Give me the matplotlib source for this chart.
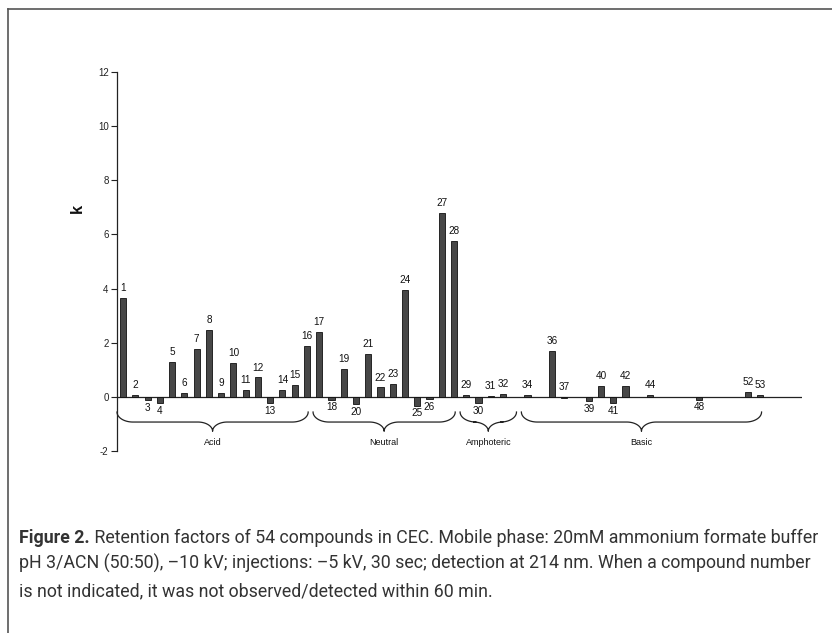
import numpy as np
import matplotlib
matplotlib.use('Agg')
import matplotlib.pyplot as plt
from matplotlib.lines import Line2D

plt.rcParams['font.family'] = ['Liberation Sans', 'DejaVu Sans']
plt.rcParams['axes.unicode_minus'] = False

# compound numbers (only those observed) and their retention factors
compounds = [1, 2, 3, 4, 5, 6, 7, 8, 9, 10, 11, 12, 13, 14, 15, 16,
             17, 18, 19, 20, 21, 22, 23, 24, 25, 26, 27, 28,
             29, 30, 31, 32,
             34, 36, 37, 39, 40, 41, 42, 44, 48, 52, 53]
k = [3.65, 0.07, -0.13, -0.23, 1.30, 0.14, 1.78, 2.46, 0.14, 1.26, 0.26, 0.72, -0.23, 0.26, 0.43, 1.89,
     2.41, -0.10, 1.02, -0.27, 1.60, 0.35, 0.49, 3.95, -0.32, -0.09, 6.79, 5.75,
     0.07, -0.22, 0.02, 0.10,
     0.06, 1.70, -0.04, -0.17, 0.40, -0.23, 0.40, 0.06, -0.10, 0.17, 0.07]

groups = ['Acid', 'Neutral', 'Amphoteric', 'Basic']
group_first = [1, 17, 29, 34]
group_last = [16, 28, 33, 53]

caption = ['Retention factors of 54 compounds in CEC. Mobile phase: 20mM ammonium formate buffer',
           'pH 3/ACN (50:50), \u201310 kV; injections: \u20135 kV, 30 sec; detection at 214 nm. When a compound number',
           'is not indicated, it was not observed/detected within 60 min.']

W, H = 832, 633
fig = plt.figure(figsize=(W / 100, H / 100), dpi=100)
ax = fig.add_axes([117 / W, 1 - 451 / H, (802 - 117) / W, (451 - 72) / H])

ax.bar(compounds, k, width=0.5, color='#474747', edgecolor='#111111', linewidth=0.6, zorder=3)
ax.axhline(0, color='#222222', linewidth=0.9, zorder=2)

for c, v in zip(compounds, k):
    if v < -0.05:
        ax.annotate(str(c), (c, v), xytext=(0, -2), textcoords='offset points',
                    ha='center', va='top', fontsize=7.2, color='#111111')
    else:
        ax.annotate(str(c), (c, max(v, 0)), xytext=(0, 3.5), textcoords='offset points',
                    ha='center', va='bottom', fontsize=7.2, color='#111111')


def brace(x0, x1, ytop=-0.56, yh=-0.93, ytip=-1.27, rx=1.3, rx2=1.2):
    t = np.linspace(0, np.pi / 2, 30)
    mid = (x0 + x1) / 2
    xa = x0 + rx * (1 - np.cos(t))
    ya = ytop - (ytop - yh) * np.sin(t)
    xb = mid - rx2 + rx2 * np.sin(t)
    yb = yh - (yh - ytip) * (1 - np.cos(t))
    xs = np.concatenate([xa, xb, (2 * mid - xb)[::-1], (2 * mid - xa)[::-1]])
    ys = np.concatenate([ya, yb, yb[::-1], ya[::-1]])
    return xs, ys, mid


for name, a, b in zip(groups, group_first, group_last):
    xs, ys, mid = brace(a - 0.5, b + 0.1)
    ax.plot(xs, ys, color='#222222', linewidth=0.9, clip_on=False)
    ax.text(mid, -1.67, name, ha='center', va='center', fontsize=6.5, color='#111111')

ax.set_xlim(0.5, 56.4)
ax.set_ylim(-2, 12)
ax.set_yticks(np.arange(-2, 13, 2))
ax.set_xticks([])
for s in ['top', 'right', 'bottom']:
    ax.spines[s].set_visible(False)
ax.spines['left'].set_color('#222222')
ax.spines['left'].set_linewidth(0.9)
ax.tick_params(axis='y', direction='out', length=4, width=0.8, labelsize=7, pad=2, colors='#222222')

fig.text(77 / W, 1 - 208 / H, 'k', rotation=90, ha='center', va='center',
         fontsize=12, fontweight='bold', color='#111111')

# frame around figure (left and top edges)
fig.add_artist(Line2D([8 / W, 8 / W], [0, 1 - 9 / H], color='#555555', linewidth=1.2))
fig.add_artist(Line2D([8 / W, 1], [1 - 9 / H, 1 - 9 / H], color='#555555', linewidth=1.2))

cap_font = ['Roboto', 'DejaVu Sans']
cap_size = 12.8
baselines = [543, 569, 596]
t1 = fig.text(19 / W, 1 - baselines[0] / H, 'Figure 2.', fontsize=cap_size, fontweight='bold',
              family=cap_font, color='#333333', va='baseline')
ax.annotate(' ' + caption[0], xy=(1, 0), xycoords=t1, ha='left', va='bottom',
            fontsize=cap_size, family=cap_font, color='#333333', annotation_clip=False)
for line, yb in zip(caption[1:], baselines[1:]):
    fig.text(19 / W, 1 - yb / H, line, fontsize=cap_size, family=cap_font, color='#333333', va='baseline')

fig.savefig('out.png', dpi=100)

----

**Task brief:** Transcribe all the lines above exactly, apart from the pictures.

**The answer:**
Give me the matplotlib source for this chart.
import numpy as np
import matplotlib
matplotlib.use('Agg')
import matplotlib.pyplot as plt
from matplotlib.lines import Line2D

plt.rcParams['font.family'] = ['Liberation Sans', 'DejaVu Sans']
plt.rcParams['axes.unicode_minus'] = False

# compound numbers (only those observed) and their retention factors
compounds = [1, 2, 3, 4, 5, 6, 7, 8, 9, 10, 11, 12, 13, 14, 15, 16,
             17, 18, 19, 20, 21, 22, 23, 24, 25, 26, 27, 28,
             29, 30, 31, 32,
             34, 36, 37, 39, 40, 41, 42, 44, 48, 52, 53]
k = [3.65, 0.07, -0.13, -0.23, 1.30, 0.14, 1.78, 2.46, 0.14, 1.26, 0.26, 0.72, -0.23, 0.26, 0.43, 1.89,
     2.41, -0.10, 1.02, -0.27, 1.60, 0.35, 0.49, 3.95, -0.32, -0.09, 6.79, 5.75,
     0.07, -0.22, 0.02, 0.10,
     0.06, 1.70, -0.04, -0.17, 0.40, -0.23, 0.40, 0.06, -0.10, 0.17, 0.07]

groups = ['Acid', 'Neutral', 'Amphoteric', 'Basic']
group_first = [1, 17, 29, 34]
group_last = [16, 28, 33, 53]

caption = ['Retention factors of 54 compounds in CEC. Mobile phase: 20mM ammonium formate buffer',
           'pH 3/ACN (50:50), \u201310 kV; injections: \u20135 kV, 30 sec; detection at 214 nm. When a compound number',
           'is not indicated, it was not observed/detected within 60 min.']

W, H = 832, 633
fig = plt.figure(figsize=(W / 100, H / 100), dpi=100)
ax = fig.add_axes([117 / W, 1 - 451 / H, (802 - 117) / W, (451 - 72) / H])

ax.bar(compounds, k, width=0.5, color='#474747', edgecolor='#111111', linewidth=0.6, zorder=3)
ax.axhline(0, color='#222222', linewidth=0.9, zorder=2)

for c, v in zip(compounds, k):
    if v < -0.05:
        ax.annotate(str(c), (c, v), xytext=(0, -2), textcoords='offset points',
                    ha='center', va='top', fontsize=7.2, color='#111111')
    else:
        ax.annotate(str(c), (c, max(v, 0)), xytext=(0, 3.5), textcoords='offset points',
                    ha='center', va='bottom', fontsize=7.2, color='#111111')


def brace(x0, x1, ytop=-0.56, yh=-0.93, ytip=-1.27, rx=1.3, rx2=1.2):
    t = np.linspace(0, np.pi / 2, 30)
    mid = (x0 + x1) / 2
    xa = x0 + rx * (1 - np.cos(t))
    ya = ytop - (ytop - yh) * np.sin(t)
    xb = mid - rx2 + rx2 * np.sin(t)
    yb = yh - (yh - ytip) * (1 - np.cos(t))
    xs = np.concatenate([xa, xb, (2 * mid - xb)[::-1], (2 * mid - xa)[::-1]])
    ys = np.concatenate([ya, yb, yb[::-1], ya[::-1]])
    return xs, ys, mid


for name, a, b in zip(groups, group_first, group_last):
    xs, ys, mid = brace(a - 0.5, b + 0.1)
    ax.plot(xs, ys, color='#222222', linewidth=0.9, clip_on=False)
    ax.text(mid, -1.67, name, ha='center', va='center', fontsize=6.5, color='#111111')

ax.set_xlim(0.5, 56.4)
ax.set_ylim(-2, 12)
ax.set_yticks(np.arange(-2, 13, 2))
ax.set_xticks([])
for s in ['top', 'right', 'bottom']:
    ax.spines[s].set_visible(False)
ax.spines['left'].set_color('#222222')
ax.spines['left'].set_linewidth(0.9)
ax.tick_params(axis='y', direction='out', length=4, width=0.8, labelsize=7, pad=2, colors='#222222')

fig.text(77 / W, 1 - 208 / H, 'k', rotation=90, ha='center', va='center',
         fontsize=12, fontweight='bold', color='#111111')

# frame around figure (left and top edges)
fig.add_artist(Line2D([8 / W, 8 / W], [0, 1 - 9 / H], color='#555555', linewidth=1.2))
fig.add_artist(Line2D([8 / W, 1], [1 - 9 / H, 1 - 9 / H], color='#555555', linewidth=1.2))

cap_font = ['Roboto', 'DejaVu Sans']
cap_size = 12.8
baselines = [543, 569, 596]
t1 = fig.text(19 / W, 1 - baselines[0] / H, 'Figure 2.', fontsize=cap_size, fontweight='bold',
              family=cap_font, color='#333333', va='baseline')
ax.annotate(' ' + caption[0], xy=(1, 0), xycoords=t1, ha='left', va='bottom',
            fontsize=cap_size, family=cap_font, color='#333333', annotation_clip=False)
for line, yb in zip(caption[1:], baselines[1:]):
    fig.text(19 / W, 1 - yb / H, line, fontsize=cap_size, family=cap_font, color='#333333', va='baseline')

fig.savefig('out.png', dpi=100)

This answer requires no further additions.